I would be terrified of running a site like this unless I had a lot of experience with resisting DoS and state-sponsored attackers.



Yes, this seems like the definition of a service you don't want centralized. Each of us should just find someone (or a few people) we trust, and each do it our own way. Much safer and more robust.


The good news is that it's trivial to implement a dead man's switch on Ethereum, or even Bitcoin. Unfortunately smart contracts can't keep secrets, so you'll still need to trust a third party with a private key if you want to reveal a secret in the event of your disappearance.


It's been okay so far, but yes, I definitely urge everyone to PGP-encrypt their messages before adding them to the service.

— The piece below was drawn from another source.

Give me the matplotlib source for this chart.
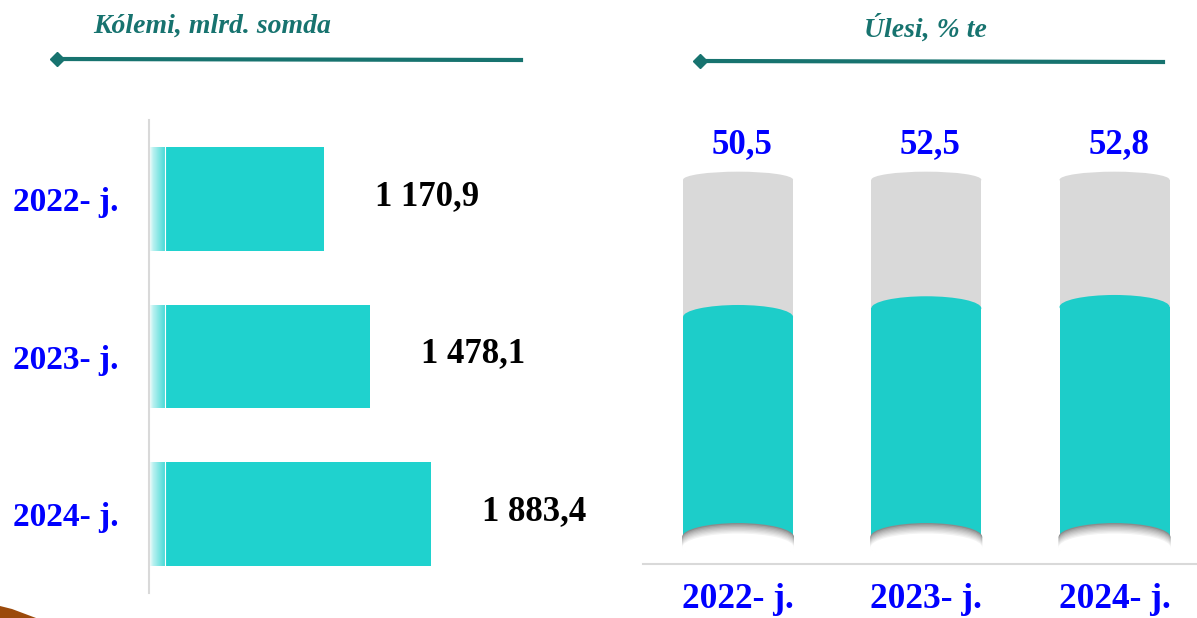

No matter how much encryption you put in the model layer, the service still needs to be able to read the plaintext to send it at some point...


So, how do you suggest encrypting the data to be sent, while still allowing for the purpose of the service, which is to distribute the data to people later on? The best I can think of off the top of my head is a dedicated PGP key, and two DMS services, one with the data, one with the key. Otherwise you're always at least exposing the data to the DMS service.


I was actually thinking more the standard model, where you encrypt the email to a person's PGP key. This only works if the other person has a PGP key, though. It's the usual security <-> convenience tradeoff, unfortunately.


The issue is that if the service gets hacked, even sending the encrypted emails to their original targets could do lots of damage to someone...


Considering the rate people are losing their private PGP keys, I wouldn't trust a message that was encrypted today to be decryptable a year from now.

Everyone I know that uses PGP has lost their key at least once (including myself - I forgot to write down the passphrase for a key once it expired and I no longer used it daily to refresh my memory).


The failure mode is not DoS, it's accurately determining "death". Certain users will always respond to their emails, and the site operator will never realize they've been compromised.